Une autre réalité du télétravail serait de pouvoir recenser et analyser les avenants au contrat de travail signés dans le cadre de la mise en œuvre du télétravail qu’elle soit personnelle (sans accord d’entreprise) ou collective (avec accord) car les deux voies co-existent.
Rappelons que tout salarié peut demander à son employeur la mise en œuvre de l’accord national sur le télétravail (sous réserve de travailler dans les entreprises du secteur privé).

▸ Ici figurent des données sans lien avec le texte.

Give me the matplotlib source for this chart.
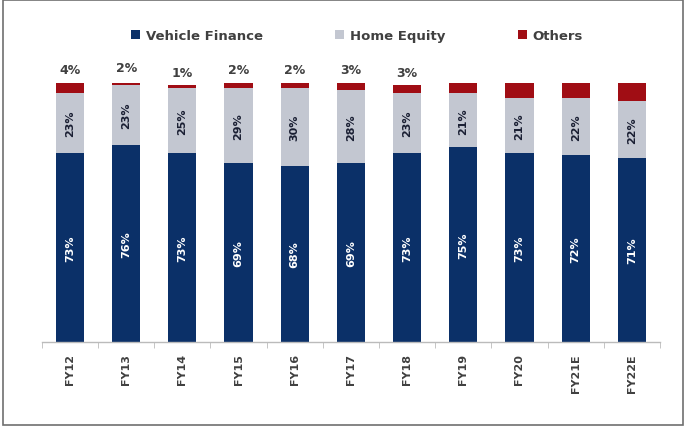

De la téléréalité à la réalité du travail des télétravailleurs
Les accords ne disent pas la vie de travail des télétravailleurs. Pour la CFDT Cadres il est indispensable d’y voir plus clair sur la face « cachée » ou « grise » du télétravail afin d’enrichir le suivi de la mise en œuvre des accords quand ils existent sans se contenter des bilans chiffrés qui n’expriment pas la qualité de vie des télétravailleurs. Pour cela il importe de questionner le quotidien des télétravailleurs officiels comme des télétravailleurs officieux ou des télétravailleurs par convenance personnelle ou pour cause de débordement. C’est ce que propose la CFDT Cadres au travers de ses enquêtes ou celles de ses partenaires. Les résultats de l’enquête Obergo comme celle du projet WITE 2.0 sont très attendus.
Soulignons qu’un angle mort des travaux porte sur la qualité des relations de travail avec les télétravailleurs du point de vue des managers et des non télétravailleurs.
Il est regrettable qu’en Île-de-France, le Medef ait finalement refusé que l’Observatoire régional de la santé au travail se penche sur la question du télétravail.
C’est par cette exigence d’attention au télétravail réel que l’on évitera les désillusions et que la qualité de l’organisation du travail pour tous progressera pour tous.
Des illusions du télétravail à l’expérimentation
Lors du dernier Bureau national de la CFDT Cadres, les membres ont tenu a souligné quelques menaces qui entravent un développement raisonné du télétravail :
- Vouloir utiliser le télétravail comme la solution miracle pour le travail des personnes handicapées au risque d’une plus grande exclusion,
- Vouloir faire du télétravail à domicile LA solution aux problèmes d’articulation entre vie professionnelle et vie familiale sans se pencher sérieusement sur les conditions réelles du télétravail au domicile,
- Vouloir faire du télétravail un outil au service aux petits arrangements locaux, individuels et de gré à gré entre managers et managés (partant en général d’une bonne intention réciproque) au détriment d’une approche maitrisée des risques et de la performance des collectifs,
- Sous prétexte d’une joignabilité / accessibilité permanente rendue possible par la technologie, faire monter l’exigence de disponibilité de façon excessive au risque de l’addiction et du burn out,
- Sous couvert d’ouvrir au maximum le parapluie de la responsabilité, développer des questionnaires de plus en plus intrusifs sur la vie privée en amont de l'acceptation d'une demande de télétravail.
Mais le télétravail est aussi apparu comme un levier à soutenir dans le cadre de multiples négociations évoquées plus haut, compte tenu de son impact possible dans l’amélioration intégrante de l’organisation du travail (de l’usage modéré de la messagerie à la gestion des situations de crise sanitaire, environnementale ou sociale, en passant par une appropriation réelle, généralisée et maitrisée des outils collaboratifs) comme de son impact sur l’organisation de la vie en société par un usage moindre des transports urbains usants, pour un développement des socialisations locales.
L’innovation professionnelle et sociale contenue en germe dans les accords télétravail signés, la satisfaction des télétravailleurs volontaires, bien accompagnés et bien intégrés, laissent augurer de possibles prolongements par le biais d’expérimentations négociées dans d'autres entreprises et en dehors, comme celles qui pourraient voir le jour dès 2012 dans le domaine des télécentres et autres espaces de co-working.